JIM MOORE

Moore: No one person at fault for Seahawks’ loss to Falcons

Nov 21, 2017, 10:57 AM

A few coaching decisions by Pete Carroll in Monday's loss have been criticized. (AP)...

A few coaching decisions by Pete Carroll in Monday's loss have been criticized. (AP)

(AP)

The Seahawks lost to the Falcons 34-31 Monday night, but apparently you can’t say they lost without blaming someone. I didn’t realize it, but suddenly Pete Carroll has gone from a potential Hall of Fame coach to the biggest idiot in town. And Blair Walsh, what a choker he is for not making a game-tying 52-yard field goal.

I understand that people say irrational stuff when they’re upset over a loss by a team they passionately follow. But when the second-guessing is followed up with third-guessing and opinions fly in the face of facts, I don’t get it.

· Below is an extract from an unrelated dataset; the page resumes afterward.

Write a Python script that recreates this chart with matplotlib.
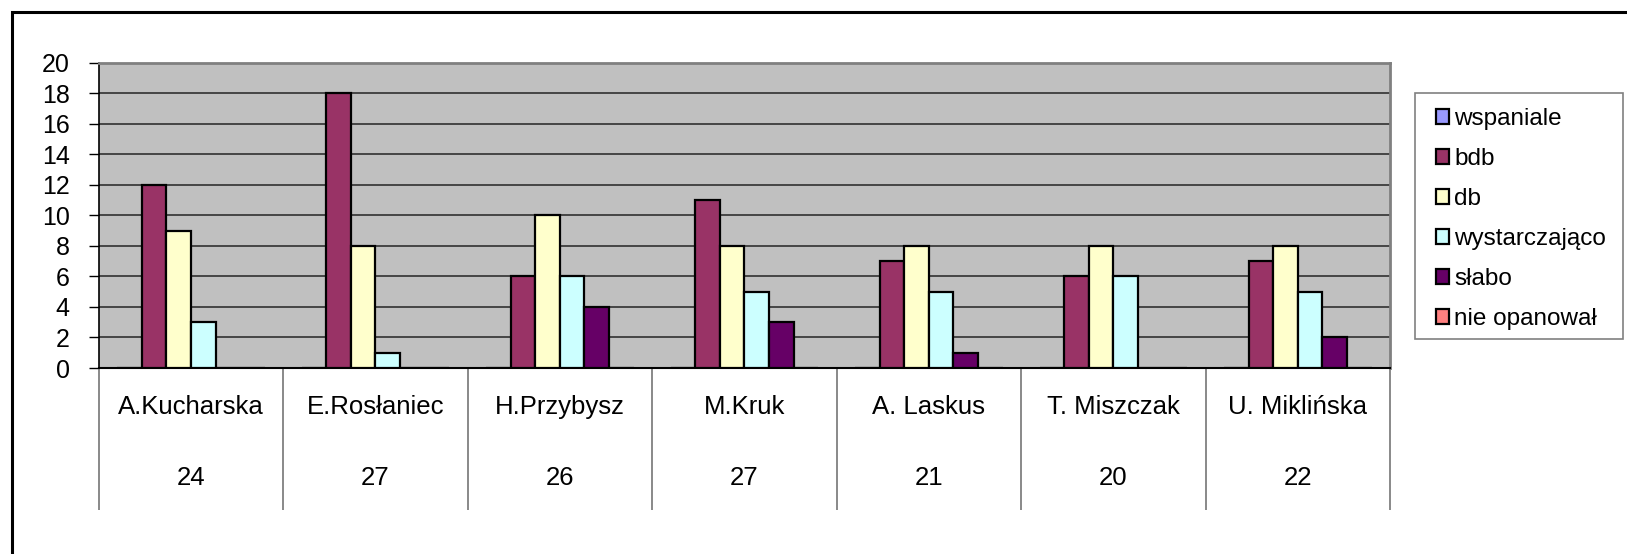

O’Neil on Pete Carroll’s coaching decisions vs Falcons

Carroll has taken a lot of heat for trying a fake field goal with seven seconds left in the first half. With a successful kick by Walsh, they would have trailed 24-20 and received the second-half kickoff. They lost by three points, and if they had just had those three points at the end of the first half, they might have won in overtime. That’s one of the crazy storylines, as if the game would have played out exactly the way it did if Walsh had been allowed to kick that 35-yard field goal.

Grady Jarrett blew up the fake field goal by tackling Luke Willson after he caught a shovel flip from holder Jon Ryan. What a stupid call! In hindsight, not really. The Seahawks saw something with the Falcons’ field-goal defense that caused Carroll to think a trick play would work.

It blew up in his face, but what if it had worked? The Seahawks would have tied it up, 24-24, erasing a 14-0 deficit and taking all kinds of momentum into the second half. Do you really think Carroll would have tried the fake field goal if he didn’t think the risk was worth it? If it had worked, he would have been praised for having the guts to try it.

Here’s what would have happened if Willson had scored on the play: Carroll would have been praised for his unconventional decision. SportsCenter would have played and replayed Willson’s touchdown over and over again. We would have seen the most surprising flute-playing techno celebration ever.

And let’s say Willson got the first down but was stopped short of the goal line. There still would have been one or two seconds left on the clock, and the Seahawks had a timeout. They still could have kicked a field goal.

Carroll took what he thought was a calculated gamble. Sometimes the dice crap out. But I hope it doesn’t change his aggressive philosophy. I’m sick of NFL coaches always going by the book. It’s one of the reasons I like the college game more than the professional game.

Did you see the Eagles-Cowboys game Sunday night? After their kicker got hurt in the first half, the Eagles were forced to go for it on fourth down in field-goal territory and when they scored, they were forced to go for two. It made it more interesting, just like it’s more interesting when a coach like Mike Leach goes for it as often as he does on fourth down.

And boy did Carroll screw up by challenging the non-catch by Doug Baldwin when replays showed that the ball hit the turf. They sure could have used that extra timeout on the final drive. I’ll give you that complaint, but there are probably other decisions he made Monday night that gave the Seahawks a chance to win, against all odds with a depleted defense facing a high-powered offense.

With Walsh, come on. Go ahead and rip him for missing three make-able field goals against the Redskins three weeks ago. And I know the 52-yarder he missed Monday night was make-able too. But Danny O’Neil did some research and found that on field goals of 50 yards or longer since Century Link Field opened in 2002, kickers were 28 of 53. I’m guessing that the percentage is even lower toward the north end of the field, which has always given kickers more trouble than the south end.

Plus there might not have been any wind, but it was 39 degrees. I’m guessing if it had been 50 or 60 degrees, that kick would have sailed through the uprights. Give Walsh a break on that one. I also give him slack for being a stand-up guy and giving reporters an explanation after the game. He didn’t “drive it” as much as he should have, striving for accuracy over power at that end of the field.

It sounded like a golfer who was trying to hit it 250 yards to the middle of the fairway as opposed to 300 yards and worrying about it going violently left or right.

It’s not Carroll’s or Walsh’s fault that they lost the game. No one person or player is ever responsible for a defeat in a football game, and let’s leave it at that.